- [Dataset section]:
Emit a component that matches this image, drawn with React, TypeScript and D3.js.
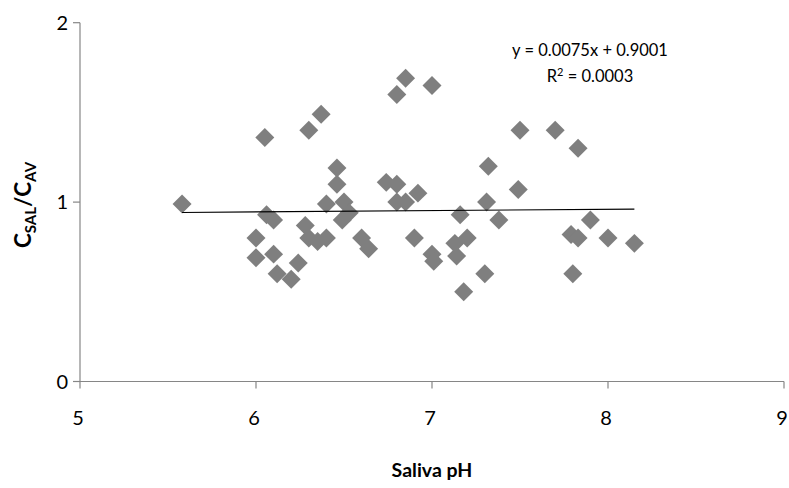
import React from 'react';
import * as d3 from 'd3';

// saliva pH vs C_SAL/C_AV
const ph = [
  5.58, 6.05, 6.30, 6.37, 6.46, 6.46, 6.40, 6.50, 6.53, 6.49,
  6.06, 6.10, 6.00, 6.28, 6.30, 6.35, 6.40, 6.60, 6.64, 6.00,
  6.10, 6.24, 6.12, 6.20, 6.85, 6.80, 7.00, 6.74, 6.80, 6.92,
  6.80, 6.85, 7.32, 7.31, 7.16, 7.38, 6.90, 7.13, 7.20, 7.00,
  7.01, 7.14, 7.30, 7.18, 7.50, 7.70, 7.83, 7.49, 7.90, 7.79,
  7.83, 8.00, 8.15, 7.80,
];
const ratio = [
  0.99, 1.36, 1.40, 1.49, 1.19, 1.10, 0.99, 1.00, 0.94, 0.90,
  0.93, 0.90, 0.80, 0.87, 0.80, 0.78, 0.80, 0.80, 0.74, 0.69,
  0.71, 0.66, 0.60, 0.57, 1.69, 1.60, 1.65, 1.11, 1.10, 1.05,
  1.00, 1.00, 1.20, 1.00, 0.93, 0.90, 0.80, 0.77, 0.80, 0.71,
  0.67, 0.70, 0.60, 0.50, 1.40, 1.40, 1.30, 1.07, 0.90, 0.82,
  0.80, 0.80, 0.77, 0.60,
];
const xTicks = [5, 6, 7, 8, 9];
const yTicks = [0, 1, 2];
const slope = 0.0075;
const intercept = 0.9001;

const font = 'Lato, "Open Sans", sans-serif';
const axisColor = '#868686';

export default function App() {
  const width = 789;
  const height = 488;

  const x = d3.scaleLinear().domain([5, 9]).range([80, 784]);
  const y = d3.scaleLinear().domain([0, 2]).range([381.5, 22.7]);

  const pts = ph.map((p, i) => ({ p, r: ratio[i] }));
  const diamond = d3.symbol().type(d3.symbolSquare).size(180)();

  const [x0, x1] = d3.extent(ph) as [number, number];
  const trend = d3.line<number>()
    .x(d => x(d))
    .y(d => y(slope * d + intercept));

  return (
    <svg width={width} height={height} style={{ position: 'absolute', left: 0, top: 0, background: '#fff' }}>
      {/* axes */}
      <line x1={x(5)} x2={x(5)} y1={y(2)} y2={y(0)} stroke={axisColor} strokeWidth={1.2} />
      <line x1={x(5)} x2={x(9)} y1={y(0)} y2={y(0)} stroke={axisColor} strokeWidth={1.2} />
      {yTicks.map(t => (
        <g key={'y' + t}>
          <line x1={x(5) - 7} x2={x(5)} y1={y(t)} y2={y(t)} stroke={axisColor} strokeWidth={1.2} />
          <text x={x(5) - 12} y={y(t)} dy="0.35em" textAnchor="end" fontFamily={font} fontSize={20} fill="#000">{t}</text>
        </g>
      ))}
      {xTicks.map(t => (
        <g key={'x' + t}>
          <line x1={x(t)} x2={x(t)} y1={y(0)} y2={y(0) + 7} stroke={axisColor} strokeWidth={1.2} />
          <text x={x(t) - 2} y={y(0) + 36} dy="0.35em" textAnchor="middle" fontFamily={font} fontSize={20} fill="#000">{t}</text>
        </g>
      ))}

      {/* points */}
      {pts.map((d, i) => (
        <path key={i} d={diamond} transform={`translate(${x(d.p)},${y(d.r)}) rotate(45)`} fill="#7f7f7f" />
      ))}

      {/* linear trendline */}
      <path d={trend([x0, x1]) || ''} fill="none" stroke="#000" strokeWidth={1.2} />

      <text x={590} y={50} dy="0.35em" textAnchor="middle" fontFamily={font} fontSize={16.5} fill="#000">
        y = 0.0075x + 0.9001
      </text>
      <text x={590} y={76} dy="0.35em" textAnchor="middle" fontFamily={font} fontSize={16.5} fill="#000">
        R<tspan dy="-6" fontSize={11}>2</tspan><tspan dy="6"> = 0.0003</tspan>
      </text>

      {/* axis titles */}
      <text x={432} y={470} dy="0.35em" textAnchor="middle" fontFamily={font} fontSize={19.5} fontWeight="bold" fill="#000">
        Saliva pH
      </text>
      <text transform="translate(23,205) rotate(-90)" textAnchor="middle" dy="0.35em" fontFamily={font} fontSize={22.5} fontWeight="bold" fill="#000">
        C<tspan fontSize={15} dy="5">SAL</tspan><tspan dy="-5">/C</tspan><tspan fontSize={15} dy="5">AV</tspan>
      </text>
    </svg>
  );
}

- [Aim of the exercise]:
Begin at the first line of the material and copy each line exactly through the one containing "const height = 488;". Omit pictures.

- [Written solution]:
Emit a component that matches this image, drawn with React, TypeScript and D3.js.
import React from 'react';
import * as d3 from 'd3';

// saliva pH vs C_SAL/C_AV
const ph = [
  5.58, 6.05, 6.30, 6.37, 6.46, 6.46, 6.40, 6.50, 6.53, 6.49,
  6.06, 6.10, 6.00, 6.28, 6.30, 6.35, 6.40, 6.60, 6.64, 6.00,
  6.10, 6.24, 6.12, 6.20, 6.85, 6.80, 7.00, 6.74, 6.80, 6.92,
  6.80, 6.85, 7.32, 7.31, 7.16, 7.38, 6.90, 7.13, 7.20, 7.00,
  7.01, 7.14, 7.30, 7.18, 7.50, 7.70, 7.83, 7.49, 7.90, 7.79,
  7.83, 8.00, 8.15, 7.80,
];
const ratio = [
  0.99, 1.36, 1.40, 1.49, 1.19, 1.10, 0.99, 1.00, 0.94, 0.90,
  0.93, 0.90, 0.80, 0.87, 0.80, 0.78, 0.80, 0.80, 0.74, 0.69,
  0.71, 0.66, 0.60, 0.57, 1.69, 1.60, 1.65, 1.11, 1.10, 1.05,
  1.00, 1.00, 1.20, 1.00, 0.93, 0.90, 0.80, 0.77, 0.80, 0.71,
  0.67, 0.70, 0.60, 0.50, 1.40, 1.40, 1.30, 1.07, 0.90, 0.82,
  0.80, 0.80, 0.77, 0.60,
];
const xTicks = [5, 6, 7, 8, 9];
const yTicks = [0, 1, 2];
const slope = 0.0075;
const intercept = 0.9001;

const font = 'Lato, "Open Sans", sans-serif';
const axisColor = '#868686';

export default function App() {
  const width = 789;
  const height = 488;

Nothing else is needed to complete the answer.